Hamas prefers Hamdallah, but Fatah is reserved of him because he belongs to the radical left that Fatah never trusted, put aside the western rejection to Hamdallah. I would like to mention here that the West strongly rejected the removal of Fayyad—so what? He was removed…
Another major problem is the elections and the reforming of the PLO. There is no way that the elections to the PLO institutions in the diaspora can be held- Jordan will not permit it on its territory and the situation in Syria and Lebanon cannot permit it either. So, the only way is to have new nominations in agreement- it is too complicated inside the PLO alone—and adding Hamas to he PLO is impossible. This alone can explode the entire situation. The PLO sources added that also elections to the PA institutions: the president and the PLC is dangerous for them because it will open the door open for Khaled Mash'al to run. Mash'al origin is from a village near Ramallah- so this will give a strong presence to Hamas in Ramallah islet – the stronghold of Fatah. They said that currently Mash'al is not a Palestinian citizen, so he cannot run, but if he will express willingness to run—there will be no way to avoid it.
In addition to the domestic complications there are regional complications. Egypt and Saudi Arabia do not like the high profile of Qatar in the process. Qatar allocated 65$ million (or 95$ I don’t remember the exact figure) which is not enough but Azzam al-Ahmad reported that if the process swill be successful- Qatar will give as much as is needed to finance a successful process. But Saudi Arabia perceives the process as part of the struggle with Qatar- and threatened that the moment Qatar takes the lead – they will stop all aid to the Palestinians- 275$ annual aid.
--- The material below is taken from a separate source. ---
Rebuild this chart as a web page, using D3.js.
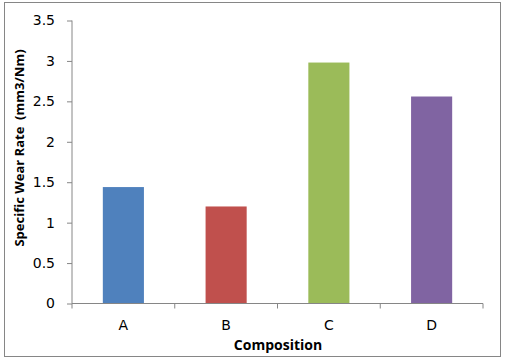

It is meaningful that neither Fatah nor Hamas are referring to the Saudi reconciliation effort- the Mecca accords – as reference to the process.
The financial aspect is critical- somebody has to finance the sa`laries to the administration and the redemption to the victims of the violent takeover in Gaza. So far the money is not found. In addition there is the future of the Fatah employees in Gaza that are receiving salaries as long they do not go to work. During the weekend Hamas Prime Minister, Ismail Haniyya, met with the representatives of Hamas' staff assuring them that they stay in place under all condition. So what will be with the Fatah employees? If they return it means that we shall have a double administration- to every post – two employees.. Who is going to pay for this? No answer to this problem yet.
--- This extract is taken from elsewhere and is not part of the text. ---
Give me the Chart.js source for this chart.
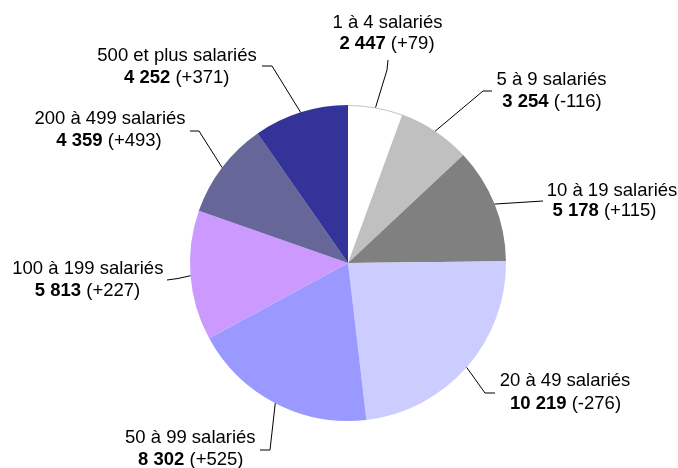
<!DOCTYPE html>
<html>
<head>
<meta charset="utf-8">
<script src="https://cdn.jsdelivr.net/npm/chart.js@4/dist/chart.umd.min.js"></script>
<style>
html,body{margin:0;padding:0;background:#fff;}
#wrap{width:678px;height:468px;}
</style>
</head>
<body>
<div id="wrap"><canvas id="c" width="678" height="468"></canvas></div>
<script>
const categories = ['1 à 4 salariés', '5 à 9 salariés', '10 à 19 salariés', '20 à 49 salariés',
  '50 à 99 salariés', '100 à 199 salariés', '200 à 499 salariés', '500 et plus salariés'];
const counts = [2447, 3254, 5178, 10219, 8302, 5813, 4359, 4252];
const changes = [79, -116, 115, -276, 525, 227, 493, 371];
const colors = ['#FFFFFF', '#C0C0C0', '#808080', '#CCCCFF', '#9999FF', '#CC99FF', '#666699', '#333399'];

function fmtNum(n) {
  return String(n).replace(/\B(?=(\d{3})+(?!\d))/g, ' ');
}
function fmtChange(n) {
  return '(' + (n >= 0 ? '+' : '') + n + ')';
}

// label layout: line1 center x/y, line2 center x/y, leader points after the slice edge
const labelLayout = [
  {x1: 387.5, y1: 22.5, x2: 387, y2: 44, pts: [[387, 70], [388, 60]]},
  {x1: 551.5, y1: 80, x2: 552, y2: 101.5, pts: [[483, 91], [492, 91]]},
  {x1: 612, y1: 190.5, x2: 604.5, y2: 211, pts: [[543, 201]]},
  {x1: 565, y1: 380.5, x2: 565.5, y2: 404, pts: [[485, 393], [495, 393]]},
  {x1: 190.3, y1: 438, x2: 190.8, y2: 460, pts: [[270, 450], [260, 450]]},
  {x1: 87.8, y1: 269, x2: 87.5, y2: 290.5, pts: [[178, 278.5], [167, 280]]},
  {x1: 110, y1: 119, x2: 109, y2: 140.5, pts: [[199, 131], [190, 131]]},
  {x1: 177, y1: 56, x2: 176.7, y2: 77.5, pts: [[272, 66], [262, 66]]}
];

const FONT = '"Liberation Sans", Arial, sans-serif';
const FS = 18.5;

const labelPlugin = {
  id: 'pieLabels',
  afterDatasetsDraw(chart) {
    const ctx = chart.ctx;
    const meta = chart.getDatasetMeta(0);
    ctx.save();
    // faint outline for the white slice's outer edge
    meta.data.forEach((arc, i) => {
      if (colors[i] === '#FFFFFF') {
        const p = arc.getProps(['x', 'y', 'startAngle', 'endAngle', 'outerRadius'], true);
        ctx.beginPath();
        ctx.strokeStyle = '#c4c4c4';
        ctx.lineWidth = 1;
        ctx.arc(p.x, p.y, p.outerRadius - 0.5, p.startAngle, p.endAngle);
        ctx.stroke();
      }
    });
    meta.data.forEach((arc, i) => {
      const p = arc.getProps(['x', 'y', 'startAngle', 'endAngle', 'outerRadius'], true);
      const mid = (p.startAngle + p.endAngle) / 2;
      const sx = p.x + Math.cos(mid) * p.outerRadius;
      const sy = p.y + Math.sin(mid) * p.outerRadius;
      const L = labelLayout[i];
      ctx.beginPath();
      ctx.strokeStyle = '#000';
      ctx.lineWidth = 1;
      ctx.moveTo(sx, sy);
      L.pts.forEach(pt => ctx.lineTo(pt[0], pt[1]));
      ctx.stroke();

      ctx.fillStyle = '#000';
      ctx.textBaseline = 'middle';
      ctx.textAlign = 'center';
      ctx.font = FS + 'px ' + FONT;
      ctx.fillText(categories[i], L.x1, L.y1);

      const boldTxt = fmtNum(counts[i]);
      const regTxt = ' ' + fmtChange(changes[i]);
      ctx.font = 'bold ' + FS + 'px ' + FONT;
      const wb = ctx.measureText(boldTxt).width;
      ctx.font = FS + 'px ' + FONT;
      const wr = ctx.measureText(regTxt).width;
      const left = L.x2 - (wb + wr) / 2;
      ctx.textAlign = 'left';
      ctx.font = 'bold ' + FS + 'px ' + FONT;
      ctx.fillText(boldTxt, left, L.y2);
      ctx.font = FS + 'px ' + FONT;
      ctx.fillText(regTxt, left + wb, L.y2);
    });
    ctx.restore();
  }
};

new Chart(document.getElementById('c'), {
  type: 'pie',
  data: {
    labels: categories,
    datasets: [{
      data: counts,
      backgroundColor: colors,
      borderWidth: 0,
      hoverOffset: 0
    }]
  },
  options: {
    responsive: false,
    animation: false,
    events: [],
    layout: {padding: {left: 190, right: 172, top: 105, bottom: 47}},
    plugins: {
      legend: {display: false},
      tooltip: {enabled: false}
    }
  },
  plugins: [labelPlugin]
});
</script>
</body>
</html>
Another problem is what will be the situation with Haniyya once he will not be any longer the Hamas Prime Minister. Al-Ahmad suggested to him to be the head of the PLC- the Palestinian Legislative Council. He reported to the Fatah leadership that Haniyya attitude "was positive". But this suggestion is complicated because another Hamas senior figure, Aziz Dweik from Hebron is lraedy the PLC speaker – how can he be repalced? According to the basic law the speaker is the successor of the president- will Fatah really be ready to put a senior Gaza leader in a position of successor? I doubt.
Nevertheless a declaration of unity government cannot be avoided – but Fatah' leadership in Ramallah is very skeptical.

Sum up- although an announcement of government is expected- the problems remain:
1. Hamas recognition in Israel
2. The Qassam Brigades
3. The administration
4. The redemptions
5. Egypt refusal to regulate Rafah crossing
6. The identity of the Prime Minister.